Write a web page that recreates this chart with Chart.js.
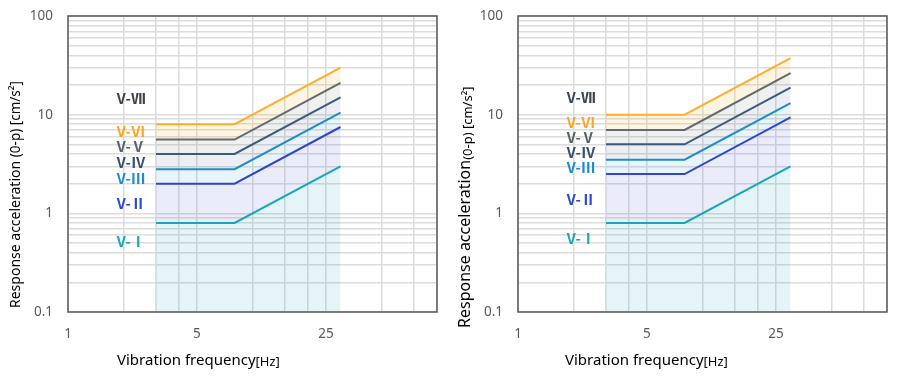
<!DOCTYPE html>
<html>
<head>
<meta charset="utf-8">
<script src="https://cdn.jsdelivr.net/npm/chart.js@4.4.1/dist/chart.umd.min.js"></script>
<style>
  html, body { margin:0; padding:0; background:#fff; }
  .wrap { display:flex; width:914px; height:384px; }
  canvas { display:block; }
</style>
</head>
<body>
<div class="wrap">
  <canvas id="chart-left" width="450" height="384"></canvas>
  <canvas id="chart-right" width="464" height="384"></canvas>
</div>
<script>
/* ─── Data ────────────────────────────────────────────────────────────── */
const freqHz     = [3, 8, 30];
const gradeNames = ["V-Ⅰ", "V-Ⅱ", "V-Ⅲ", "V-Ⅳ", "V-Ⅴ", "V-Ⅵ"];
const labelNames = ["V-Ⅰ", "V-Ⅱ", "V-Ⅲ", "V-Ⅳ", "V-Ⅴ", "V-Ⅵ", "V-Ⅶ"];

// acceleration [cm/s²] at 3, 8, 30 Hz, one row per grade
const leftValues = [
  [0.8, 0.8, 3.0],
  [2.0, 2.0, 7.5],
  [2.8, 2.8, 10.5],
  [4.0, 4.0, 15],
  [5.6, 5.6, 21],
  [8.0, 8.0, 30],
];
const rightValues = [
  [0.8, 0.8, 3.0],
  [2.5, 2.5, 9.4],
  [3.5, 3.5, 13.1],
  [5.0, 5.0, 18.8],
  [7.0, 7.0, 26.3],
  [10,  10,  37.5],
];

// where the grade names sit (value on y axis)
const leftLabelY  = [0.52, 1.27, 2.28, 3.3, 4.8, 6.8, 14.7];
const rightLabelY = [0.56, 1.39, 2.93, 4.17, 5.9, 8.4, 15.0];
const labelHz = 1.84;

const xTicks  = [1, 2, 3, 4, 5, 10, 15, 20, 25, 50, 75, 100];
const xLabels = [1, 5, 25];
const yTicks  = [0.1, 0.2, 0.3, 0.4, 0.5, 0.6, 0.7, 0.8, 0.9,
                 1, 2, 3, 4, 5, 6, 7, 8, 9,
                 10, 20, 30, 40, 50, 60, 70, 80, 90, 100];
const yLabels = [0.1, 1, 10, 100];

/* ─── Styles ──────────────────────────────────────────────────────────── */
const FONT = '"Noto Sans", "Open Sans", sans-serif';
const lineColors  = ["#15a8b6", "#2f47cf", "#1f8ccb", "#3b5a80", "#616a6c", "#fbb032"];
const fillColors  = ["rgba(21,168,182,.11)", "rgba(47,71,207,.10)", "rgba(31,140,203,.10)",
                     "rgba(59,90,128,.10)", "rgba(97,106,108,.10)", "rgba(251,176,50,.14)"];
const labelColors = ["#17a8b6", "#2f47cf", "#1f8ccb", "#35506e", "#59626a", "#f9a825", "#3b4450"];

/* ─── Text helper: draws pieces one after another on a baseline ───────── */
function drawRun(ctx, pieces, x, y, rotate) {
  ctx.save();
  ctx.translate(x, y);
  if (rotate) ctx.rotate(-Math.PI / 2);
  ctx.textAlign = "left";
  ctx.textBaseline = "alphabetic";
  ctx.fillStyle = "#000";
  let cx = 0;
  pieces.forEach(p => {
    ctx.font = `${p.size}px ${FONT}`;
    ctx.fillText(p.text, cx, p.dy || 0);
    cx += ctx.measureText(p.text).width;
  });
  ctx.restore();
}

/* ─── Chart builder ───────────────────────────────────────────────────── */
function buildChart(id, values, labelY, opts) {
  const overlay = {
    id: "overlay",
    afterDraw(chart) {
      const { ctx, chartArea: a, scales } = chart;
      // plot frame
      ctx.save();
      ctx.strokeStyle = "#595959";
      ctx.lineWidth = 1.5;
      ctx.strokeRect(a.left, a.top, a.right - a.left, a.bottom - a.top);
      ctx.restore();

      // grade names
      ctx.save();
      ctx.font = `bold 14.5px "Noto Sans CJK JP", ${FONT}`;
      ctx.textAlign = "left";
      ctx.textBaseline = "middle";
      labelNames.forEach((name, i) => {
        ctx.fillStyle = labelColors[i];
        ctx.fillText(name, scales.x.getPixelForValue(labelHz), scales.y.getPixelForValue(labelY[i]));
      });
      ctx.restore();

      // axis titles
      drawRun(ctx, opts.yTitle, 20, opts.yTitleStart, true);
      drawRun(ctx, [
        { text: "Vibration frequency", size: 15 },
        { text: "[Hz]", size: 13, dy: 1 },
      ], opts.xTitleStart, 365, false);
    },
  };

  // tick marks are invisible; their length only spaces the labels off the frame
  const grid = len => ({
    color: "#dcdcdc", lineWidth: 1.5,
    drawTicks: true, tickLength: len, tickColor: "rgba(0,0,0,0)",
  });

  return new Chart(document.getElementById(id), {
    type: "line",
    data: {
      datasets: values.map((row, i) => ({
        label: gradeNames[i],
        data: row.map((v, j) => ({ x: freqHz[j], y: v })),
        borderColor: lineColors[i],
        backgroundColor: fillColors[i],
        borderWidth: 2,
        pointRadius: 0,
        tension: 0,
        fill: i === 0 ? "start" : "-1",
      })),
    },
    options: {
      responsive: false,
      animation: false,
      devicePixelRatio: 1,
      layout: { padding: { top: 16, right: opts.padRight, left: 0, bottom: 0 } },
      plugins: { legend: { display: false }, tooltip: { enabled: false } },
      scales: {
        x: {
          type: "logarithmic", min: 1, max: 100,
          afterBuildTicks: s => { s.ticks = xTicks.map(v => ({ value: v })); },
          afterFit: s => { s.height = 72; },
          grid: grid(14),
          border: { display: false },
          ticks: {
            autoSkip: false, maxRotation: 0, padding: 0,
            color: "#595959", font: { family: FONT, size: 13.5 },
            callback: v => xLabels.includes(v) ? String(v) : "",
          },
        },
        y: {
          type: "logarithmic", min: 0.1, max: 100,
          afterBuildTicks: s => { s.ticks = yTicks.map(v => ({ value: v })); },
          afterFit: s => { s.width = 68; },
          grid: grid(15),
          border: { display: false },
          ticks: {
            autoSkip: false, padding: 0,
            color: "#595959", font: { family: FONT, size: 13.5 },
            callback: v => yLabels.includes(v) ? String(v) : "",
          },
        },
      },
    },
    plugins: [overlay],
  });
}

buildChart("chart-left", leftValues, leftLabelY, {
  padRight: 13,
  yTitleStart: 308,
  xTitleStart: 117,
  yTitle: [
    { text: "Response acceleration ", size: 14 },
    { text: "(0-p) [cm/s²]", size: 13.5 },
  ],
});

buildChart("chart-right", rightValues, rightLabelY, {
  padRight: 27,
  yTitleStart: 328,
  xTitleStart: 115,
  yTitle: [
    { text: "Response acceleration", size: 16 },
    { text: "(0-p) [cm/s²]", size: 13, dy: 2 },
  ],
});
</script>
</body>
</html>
_ _ _ _
WHAT TO DO —
Repeat the listing above exactly, with no pictures.

RESPONSE —
Write a web page that recreates this chart with Chart.js.
<!DOCTYPE html>
<html>
<head>
<meta charset="utf-8">
<script src="https://cdn.jsdelivr.net/npm/chart.js@4.4.1/dist/chart.umd.min.js"></script>
<style>
  html, body { margin:0; padding:0; background:#fff; }
  .wrap { display:flex; width:914px; height:384px; }
  canvas { display:block; }
</style>
</head>
<body>
<div class="wrap">
  <canvas id="chart-left" width="450" height="384"></canvas>
  <canvas id="chart-right" width="464" height="384"></canvas>
</div>
<script>
/* ─── Data ────────────────────────────────────────────────────────────── */
const freqHz     = [3, 8, 30];
const gradeNames = ["V-Ⅰ", "V-Ⅱ", "V-Ⅲ", "V-Ⅳ", "V-Ⅴ", "V-Ⅵ"];
const labelNames = ["V-Ⅰ", "V-Ⅱ", "V-Ⅲ", "V-Ⅳ", "V-Ⅴ", "V-Ⅵ", "V-Ⅶ"];

// acceleration [cm/s²] at 3, 8, 30 Hz, one row per grade
const leftValues = [
  [0.8, 0.8, 3.0],
  [2.0, 2.0, 7.5],
  [2.8, 2.8, 10.5],
  [4.0, 4.0, 15],
  [5.6, 5.6, 21],
  [8.0, 8.0, 30],
];
const rightValues = [
  [0.8, 0.8, 3.0],
  [2.5, 2.5, 9.4],
  [3.5, 3.5, 13.1],
  [5.0, 5.0, 18.8],
  [7.0, 7.0, 26.3],
  [10,  10,  37.5],
];

// where the grade names sit (value on y axis)
const leftLabelY  = [0.52, 1.27, 2.28, 3.3, 4.8, 6.8, 14.7];
const rightLabelY = [0.56, 1.39, 2.93, 4.17, 5.9, 8.4, 15.0];
const labelHz = 1.84;

const xTicks  = [1, 2, 3, 4, 5, 10, 15, 20, 25, 50, 75, 100];
const xLabels = [1, 5, 25];
const yTicks  = [0.1, 0.2, 0.3, 0.4, 0.5, 0.6, 0.7, 0.8, 0.9,
                 1, 2, 3, 4, 5, 6, 7, 8, 9,
                 10, 20, 30, 40, 50, 60, 70, 80, 90, 100];
const yLabels = [0.1, 1, 10, 100];

/* ─── Styles ──────────────────────────────────────────────────────────── */
const FONT = '"Noto Sans", "Open Sans", sans-serif';
const lineColors  = ["#15a8b6", "#2f47cf", "#1f8ccb", "#3b5a80", "#616a6c", "#fbb032"];
const fillColors  = ["rgba(21,168,182,.11)", "rgba(47,71,207,.10)", "rgba(31,140,203,.10)",
                     "rgba(59,90,128,.10)", "rgba(97,106,108,.10)", "rgba(251,176,50,.14)"];
const labelColors = ["#17a8b6", "#2f47cf", "#1f8ccb", "#35506e", "#59626a", "#f9a825", "#3b4450"];

/* ─── Text helper: draws pieces one after another on a baseline ───────── */
function drawRun(ctx, pieces, x, y, rotate) {
  ctx.save();
  ctx.translate(x, y);
  if (rotate) ctx.rotate(-Math.PI / 2);
  ctx.textAlign = "left";
  ctx.textBaseline = "alphabetic";
  ctx.fillStyle = "#000";
  let cx = 0;
  pieces.forEach(p => {
    ctx.font = `${p.size}px ${FONT}`;
    ctx.fillText(p.text, cx, p.dy || 0);
    cx += ctx.measureText(p.text).width;
  });
  ctx.restore();
}

/* ─── Chart builder ───────────────────────────────────────────────────── */
function buildChart(id, values, labelY, opts) {
  const overlay = {
    id: "overlay",
    afterDraw(chart) {
      const { ctx, chartArea: a, scales } = chart;
      // plot frame
      ctx.save();
      ctx.strokeStyle = "#595959";
      ctx.lineWidth = 1.5;
      ctx.strokeRect(a.left, a.top, a.right - a.left, a.bottom - a.top);
      ctx.restore();

      // grade names
      ctx.save();
      ctx.font = `bold 14.5px "Noto Sans CJK JP", ${FONT}`;
      ctx.textAlign = "left";
      ctx.textBaseline = "middle";
      labelNames.forEach((name, i) => {
        ctx.fillStyle = labelColors[i];
        ctx.fillText(name, scales.x.getPixelForValue(labelHz), scales.y.getPixelForValue(labelY[i]));
      });
      ctx.restore();

      // axis titles
      drawRun(ctx, opts.yTitle, 20, opts.yTitleStart, true);
      drawRun(ctx, [
        { text: "Vibration frequency", size: 15 },
        { text: "[Hz]", size: 13, dy: 1 },
      ], opts.xTitleStart, 365, false);
    },
  };

  // tick marks are invisible; their length only spaces the labels off the frame
  const grid = len => ({
    color: "#dcdcdc", lineWidth: 1.5,
    drawTicks: true, tickLength: len, tickColor: "rgba(0,0,0,0)",
  });

  return new Chart(document.getElementById(id), {
    type: "line",
    data: {
      datasets: values.map((row, i) => ({
        label: gradeNames[i],
        data: row.map((v, j) => ({ x: freqHz[j], y: v })),
        borderColor: lineColors[i],
        backgroundColor: fillColors[i],
        borderWidth: 2,
        pointRadius: 0,
        tension: 0,
        fill: i === 0 ? "start" : "-1",
      })),
    },
    options: {
      responsive: false,
      animation: false,
      devicePixelRatio: 1,
      layout: { padding: { top: 16, right: opts.padRight, left: 0, bottom: 0 } },
      plugins: { legend: { display: false }, tooltip: { enabled: false } },
      scales: {
        x: {
          type: "logarithmic", min: 1, max: 100,
          afterBuildTicks: s => { s.ticks = xTicks.map(v => ({ value: v })); },
          afterFit: s => { s.height = 72; },
          grid: grid(14),
          border: { display: false },
          ticks: {
            autoSkip: false, maxRotation: 0, padding: 0,
            color: "#595959", font: { family: FONT, size: 13.5 },
            callback: v => xLabels.includes(v) ? String(v) : "",
          },
        },
        y: {
          type: "logarithmic", min: 0.1, max: 100,
          afterBuildTicks: s => { s.ticks = yTicks.map(v => ({ value: v })); },
          afterFit: s => { s.width = 68; },
          grid: grid(15),
          border: { display: false },
          ticks: {
            autoSkip: false, padding: 0,
            color: "#595959", font: { family: FONT, size: 13.5 },
            callback: v => yLabels.includes(v) ? String(v) : "",
          },
        },
      },
    },
    plugins: [overlay],
  });
}

buildChart("chart-left", leftValues, leftLabelY, {
  padRight: 13,
  yTitleStart: 308,
  xTitleStart: 117,
  yTitle: [
    { text: "Response acceleration ", size: 14 },
    { text: "(0-p) [cm/s²]", size: 13.5 },
  ],
});

buildChart("chart-right", rightValues, rightLabelY, {
  padRight: 27,
  yTitleStart: 328,
  xTitleStart: 115,
  yTitle: [
    { text: "Response acceleration", size: 16 },
    { text: "(0-p) [cm/s²]", size: 13, dy: 2 },
  ],
});
</script>
</body>
</html>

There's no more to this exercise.